■ What to do ■
Quote every line of the data below as it stands, omitting pictures.
══════════════════════════════
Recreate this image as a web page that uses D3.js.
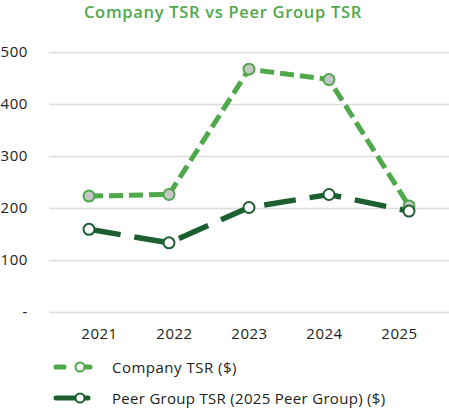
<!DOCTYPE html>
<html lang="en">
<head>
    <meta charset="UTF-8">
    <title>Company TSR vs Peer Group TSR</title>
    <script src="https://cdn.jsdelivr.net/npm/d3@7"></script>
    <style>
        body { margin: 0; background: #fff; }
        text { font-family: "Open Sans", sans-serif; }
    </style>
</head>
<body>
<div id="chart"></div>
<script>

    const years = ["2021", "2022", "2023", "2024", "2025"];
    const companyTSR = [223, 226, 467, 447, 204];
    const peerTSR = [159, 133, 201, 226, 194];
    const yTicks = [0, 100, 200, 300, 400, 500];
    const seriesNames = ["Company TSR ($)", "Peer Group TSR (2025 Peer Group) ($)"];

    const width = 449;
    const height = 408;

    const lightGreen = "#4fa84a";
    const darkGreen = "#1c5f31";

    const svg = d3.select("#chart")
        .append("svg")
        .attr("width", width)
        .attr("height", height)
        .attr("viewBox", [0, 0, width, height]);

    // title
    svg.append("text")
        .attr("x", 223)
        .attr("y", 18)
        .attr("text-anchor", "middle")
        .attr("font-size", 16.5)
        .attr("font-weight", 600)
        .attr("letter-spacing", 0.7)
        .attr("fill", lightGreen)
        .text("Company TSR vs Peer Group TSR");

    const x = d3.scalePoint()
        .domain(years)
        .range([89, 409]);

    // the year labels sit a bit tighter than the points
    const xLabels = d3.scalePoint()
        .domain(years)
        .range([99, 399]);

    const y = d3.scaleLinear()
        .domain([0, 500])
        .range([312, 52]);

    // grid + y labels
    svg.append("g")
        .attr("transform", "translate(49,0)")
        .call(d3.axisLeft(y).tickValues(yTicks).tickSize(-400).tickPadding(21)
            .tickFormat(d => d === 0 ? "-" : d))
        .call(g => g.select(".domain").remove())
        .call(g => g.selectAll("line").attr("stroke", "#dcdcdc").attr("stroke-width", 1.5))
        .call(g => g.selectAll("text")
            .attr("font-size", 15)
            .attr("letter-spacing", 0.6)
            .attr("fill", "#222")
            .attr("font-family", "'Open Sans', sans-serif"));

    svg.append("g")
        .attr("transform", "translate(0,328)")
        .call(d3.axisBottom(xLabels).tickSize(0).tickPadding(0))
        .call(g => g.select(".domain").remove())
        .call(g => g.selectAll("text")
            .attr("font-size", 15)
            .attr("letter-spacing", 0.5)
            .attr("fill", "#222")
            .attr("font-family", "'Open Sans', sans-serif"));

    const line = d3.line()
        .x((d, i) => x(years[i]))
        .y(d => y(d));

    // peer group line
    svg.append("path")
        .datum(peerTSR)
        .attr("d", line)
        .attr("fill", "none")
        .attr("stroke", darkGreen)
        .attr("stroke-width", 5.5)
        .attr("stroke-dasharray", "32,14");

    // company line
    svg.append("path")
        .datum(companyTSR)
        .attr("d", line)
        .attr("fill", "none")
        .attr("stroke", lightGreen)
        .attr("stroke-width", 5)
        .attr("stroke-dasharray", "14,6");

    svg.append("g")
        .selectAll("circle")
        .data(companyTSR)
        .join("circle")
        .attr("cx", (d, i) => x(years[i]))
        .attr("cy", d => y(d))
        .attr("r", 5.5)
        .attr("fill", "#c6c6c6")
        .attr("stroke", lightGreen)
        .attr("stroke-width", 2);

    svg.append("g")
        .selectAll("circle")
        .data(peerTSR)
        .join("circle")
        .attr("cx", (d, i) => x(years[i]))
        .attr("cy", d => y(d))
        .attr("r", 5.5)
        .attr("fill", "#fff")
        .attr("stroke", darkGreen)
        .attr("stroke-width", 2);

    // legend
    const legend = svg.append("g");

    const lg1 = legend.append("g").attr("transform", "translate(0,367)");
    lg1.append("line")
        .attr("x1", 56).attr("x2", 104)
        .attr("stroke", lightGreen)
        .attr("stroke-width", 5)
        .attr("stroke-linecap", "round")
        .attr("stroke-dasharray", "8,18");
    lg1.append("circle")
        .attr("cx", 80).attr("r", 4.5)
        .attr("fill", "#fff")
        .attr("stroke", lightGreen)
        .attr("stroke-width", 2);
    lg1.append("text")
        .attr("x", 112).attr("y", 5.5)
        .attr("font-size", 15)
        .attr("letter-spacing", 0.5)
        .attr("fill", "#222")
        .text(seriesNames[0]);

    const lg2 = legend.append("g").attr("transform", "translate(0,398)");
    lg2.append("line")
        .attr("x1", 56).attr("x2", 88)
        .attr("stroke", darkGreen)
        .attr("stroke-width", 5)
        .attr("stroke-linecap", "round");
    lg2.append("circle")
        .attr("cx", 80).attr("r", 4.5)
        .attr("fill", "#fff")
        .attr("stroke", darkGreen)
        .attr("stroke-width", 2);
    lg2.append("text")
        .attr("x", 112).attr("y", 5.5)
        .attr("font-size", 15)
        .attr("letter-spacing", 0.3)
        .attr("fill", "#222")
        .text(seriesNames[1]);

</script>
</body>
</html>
══════════════════════════════
■ Response to the exercise ■
Recreate this image as a web page that uses D3.js.
<!DOCTYPE html>
<html lang="en">
<head>
    <meta charset="UTF-8">
    <title>Company TSR vs Peer Group TSR</title>
    <script src="https://cdn.jsdelivr.net/npm/d3@7"></script>
    <style>
        body { margin: 0; background: #fff; }
        text { font-family: "Open Sans", sans-serif; }
    </style>
</head>
<body>
<div id="chart"></div>
<script>

    const years = ["2021", "2022", "2023", "2024", "2025"];
    const companyTSR = [223, 226, 467, 447, 204];
    const peerTSR = [159, 133, 201, 226, 194];
    const yTicks = [0, 100, 200, 300, 400, 500];
    const seriesNames = ["Company TSR ($)", "Peer Group TSR (2025 Peer Group) ($)"];

    const width = 449;
    const height = 408;

    const lightGreen = "#4fa84a";
    const darkGreen = "#1c5f31";

    const svg = d3.select("#chart")
        .append("svg")
        .attr("width", width)
        .attr("height", height)
        .attr("viewBox", [0, 0, width, height]);

    // title
    svg.append("text")
        .attr("x", 223)
        .attr("y", 18)
        .attr("text-anchor", "middle")
        .attr("font-size", 16.5)
        .attr("font-weight", 600)
        .attr("letter-spacing", 0.7)
        .attr("fill", lightGreen)
        .text("Company TSR vs Peer Group TSR");

    const x = d3.scalePoint()
        .domain(years)
        .range([89, 409]);

    // the year labels sit a bit tighter than the points
    const xLabels = d3.scalePoint()
        .domain(years)
        .range([99, 399]);

    const y = d3.scaleLinear()
        .domain([0, 500])
        .range([312, 52]);

    // grid + y labels
    svg.append("g")
        .attr("transform", "translate(49,0)")
        .call(d3.axisLeft(y).tickValues(yTicks).tickSize(-400).tickPadding(21)
            .tickFormat(d => d === 0 ? "-" : d))
        .call(g => g.select(".domain").remove())
        .call(g => g.selectAll("line").attr("stroke", "#dcdcdc").attr("stroke-width", 1.5))
        .call(g => g.selectAll("text")
            .attr("font-size", 15)
            .attr("letter-spacing", 0.6)
            .attr("fill", "#222")
            .attr("font-family", "'Open Sans', sans-serif"));

    svg.append("g")
        .attr("transform", "translate(0,328)")
        .call(d3.axisBottom(xLabels).tickSize(0).tickPadding(0))
        .call(g => g.select(".domain").remove())
        .call(g => g.selectAll("text")
            .attr("font-size", 15)
            .attr("letter-spacing", 0.5)
            .attr("fill", "#222")
            .attr("font-family", "'Open Sans', sans-serif"));

    const line = d3.line()
        .x((d, i) => x(years[i]))
        .y(d => y(d));

    // peer group line
    svg.append("path")
        .datum(peerTSR)
        .attr("d", line)
        .attr("fill", "none")
        .attr("stroke", darkGreen)
        .attr("stroke-width", 5.5)
        .attr("stroke-dasharray", "32,14");

    // company line
    svg.append("path")
        .datum(companyTSR)
        .attr("d", line)
        .attr("fill", "none")
        .attr("stroke", lightGreen)
        .attr("stroke-width", 5)
        .attr("stroke-dasharray", "14,6");

    svg.append("g")
        .selectAll("circle")
        .data(companyTSR)
        .join("circle")
        .attr("cx", (d, i) => x(years[i]))
        .attr("cy", d => y(d))
        .attr("r", 5.5)
        .attr("fill", "#c6c6c6")
        .attr("stroke", lightGreen)
        .attr("stroke-width", 2);

    svg.append("g")
        .selectAll("circle")
        .data(peerTSR)
        .join("circle")
        .attr("cx", (d, i) => x(years[i]))
        .attr("cy", d => y(d))
        .attr("r", 5.5)
        .attr("fill", "#fff")
        .attr("stroke", darkGreen)
        .attr("stroke-width", 2);

    // legend
    const legend = svg.append("g");

    const lg1 = legend.append("g").attr("transform", "translate(0,367)");
    lg1.append("line")
        .attr("x1", 56).attr("x2", 104)
        .attr("stroke", lightGreen)
        .attr("stroke-width", 5)
        .attr("stroke-linecap", "round")
        .attr("stroke-dasharray", "8,18");
    lg1.append("circle")
        .attr("cx", 80).attr("r", 4.5)
        .attr("fill", "#fff")
        .attr("stroke", lightGreen)
        .attr("stroke-width", 2);
    lg1.append("text")
        .attr("x", 112).attr("y", 5.5)
        .attr("font-size", 15)
        .attr("letter-spacing", 0.5)
        .attr("fill", "#222")
        .text(seriesNames[0]);

    const lg2 = legend.append("g").attr("transform", "translate(0,398)");
    lg2.append("line")
        .attr("x1", 56).attr("x2", 88)
        .attr("stroke", darkGreen)
        .attr("stroke-width", 5)
        .attr("stroke-linecap", "round");
    lg2.append("circle")
        .attr("cx", 80).attr("r", 4.5)
        .attr("fill", "#fff")
        .attr("stroke", darkGreen)
        .attr("stroke-width", 2);
    lg2.append("text")
        .attr("x", 112).attr("y", 5.5)
        .attr("font-size", 15)
        .attr("letter-spacing", 0.3)
        .attr("fill", "#222")
        .text(seriesNames[1]);

</script>
</body>
</html>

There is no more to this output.